Gosselaar, who wants to add to his directing credits, said he directed an episode of the rebooted series. Driscoll is among writers on the show.
Gosselaar was asked by a panel moderator if there is anything people shout to him when they see him on the street. Gosselaar said he doesn’t get recognized a lot. He constantly changes his look, which he did when was in the casts of recent series “Mixed-ish” and “The Passage.”
“I think the only reason I get recognized is because my wife is a 6-foot blond and it’s one of those things,” he said. “Whoa. Who’s the guy with the unicorn? Oh, it’s that guy.”
Gosselaar joked that people think he’s James Van Der Beek. Van Der Beek was in a different 1990s TV project (“Dawson’s Creek”) about high school years.
Gosselaar provided an abbreviated version of how he got into the entertainment business. His Indonesian mother and Dutch father had no connection to show business, but he was the proverbial cute kid who started doing print work when he was 4. Maybe you saw him in a department store advertisement? He transitioned to television commercials, secured a Screen Actors Guild Card when he was 10 and landed his first TV series gig courtesy of a 1986 “Highway to Heaven” appearance. He appeared in a half dozen other series, including “Punky Brewster,” before being cast in “Good Morning, Miss Bliss,” the original title for “Saved By the Bell.”
Gosselaar dyed his hair to be Zack Morris. He said you can’t check a box on your driver’s license to identify what color his hair was then because that color doesn’t exist. He based the character on what he gleaned from the alleged cool kids in his school. He said nobody in his high school watched “Saved By the Bell” because it wasn’t their thing. He said they watched “Beverly Hills, 90210” because it was the cooler show.
People now tell Gosselaar their high school experiences were nothing like “Saved By the Bell.” His response? “Yeah. It was a TV show.”
It was suggested to Gosselaar by a panel attendee that maybe “Saved By the Bell: The College Years” would have had a longer life if it had aired on Saturday mornings instead of in prime time. No, thanks.

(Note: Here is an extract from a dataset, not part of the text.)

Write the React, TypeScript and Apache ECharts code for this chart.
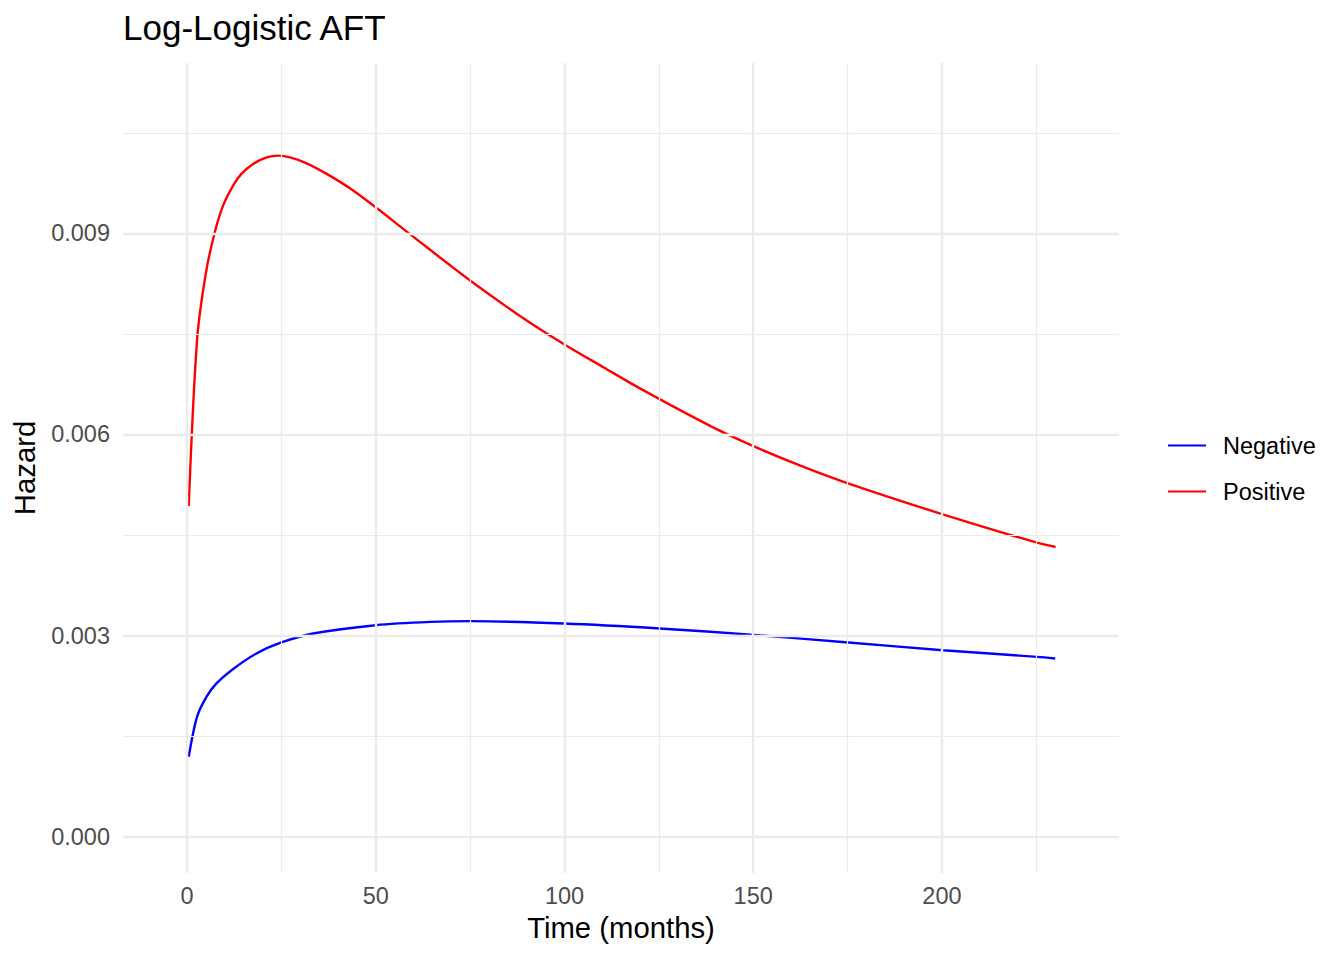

“We didn’t get paid very well for being on Saturday morning,” he said. “It wasn’t until we went on prime time that we got prime time-ish money. ... It was a substantial amount compared to what we made on Saturday mornings. I don’t think any of us would have wanted to go back to Saturday morning pay.”
Gosselaar said he went through a dry period after the end of “Saved By the Bell: The College Years.” A trio of three-words-in-the-title TV movies (“She Cried No,” “Dying to Belong,” Born into Exile” got him back in front of viewers’ eyeballs and he has a lengthy list of credits since, including a four-season run on “NYPD Blue.”
Gosselaar said he never auditioned for “NYPD Blue.” He was cast in the show after auditioned for “Philly,” a Steven Bochco legal drama starring “NYPD Blue” alum Kim Delaney. Gosselaar read for “Philly” even though he knew the role was destined for Tom Everett Scott. Bochco responded by saying nice things and saying he wanted to work with Gosselaar. It was more than a polite rejection. Gosselaar was summoned to the “NYPD Blue” cast by Bochco after Rick Schroeder departed.
Gosselaar was welcomed to the show with a hug and kind words (“whatever you need, I am here for you”) from Dennis Franz, who won multiple Emmys for his work on “NYPD Blue.” Gosselaar called Franz one of the most genuine people he has ever met.
“It’s not easy working with different personalities on the set,” Gosselaar said. “People take it for granted that you get along. Everyone’s different. Sometimes you have good chemistry. You would be surprised at movies that you love or shows that you love and the two stars of the show can’t stand each other, but yet they make great television or films. Dennis and I genuinely liked each other. He still is a great friend.”